A Walk on the Wild Side: Just outside Amsterdam is a landscape that shimmers like the Serengeti, with wildlife to match
Twenty miles or so east of Amsterdam, set between the new towns of Almere and Lelystad, and lying five metres below sea-level, is the youngest wilderness I have ever seen. The Oostvaardersplassen is now a vast region of grassland, reed-bed, shallow lake and ragged forest, over 6,000 hectares in extent. Sea eagles and marsh harriers hunt its wide skies, spoonbills and avocets stalk its marshes, and vast herds of red deer, wild ponies and Heck cattle graze its savannah.
But 40 years ago, the Oostvaardersplassen was underwater. Its name, which unfolds into English as “the place through which ships sail on the way from Amsterdam to the East Indies”, alludes to its former status as sea. The existence of the Oostvaardersplassen, like much of the coastal Netherlands, is due to the Dutch genius for hydro-engineering. In the 1930s the government began an audacious project to dyke off and dry out four massive areas of land to the east of Amsterdam, at the southerly end of the Zuiderzee. By 1968 three such “polders” had been created, with all of the reclaimed land earmarked in advance for industry, agriculture and conurbation.

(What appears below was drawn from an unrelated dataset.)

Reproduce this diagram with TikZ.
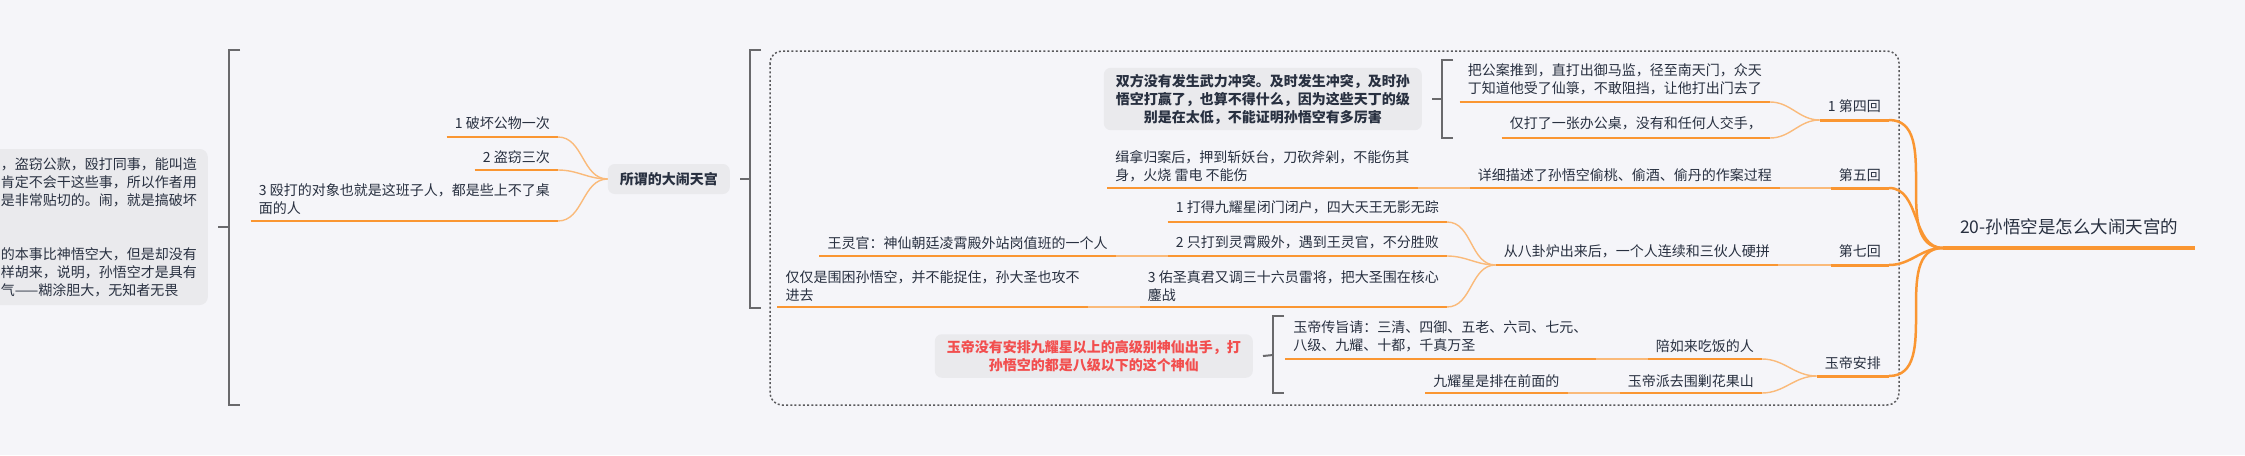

Then came the oil crisis of 1973. The Dutch economy lapsed into recession. Development of the polders faltered. The area between Almere and Lelystad—which had never been fully drained—became home to egrets instead of factories. Sensing opportunity, a small but determined group of conservationists set out to strategise, proselytise and wheedle the Oostvaardersplassen into being as a nature reserve unlike any other: a slab of wild land in the heart of one of the world’s most densely settled nations.
Among European naturalists, the Oostvaardersplassen is a fabled place: radical in its permissive vision of how nature might be managed, and inspirational in its scale. I first heard tell of it a decade ago; this year, at last, I visited it. I caught a slow train out of Amsterdam, clacking past miles of suburb, and then miles of farmland: field and furrow, maize-stand and tulip row, straight-edged and ultra-ordered.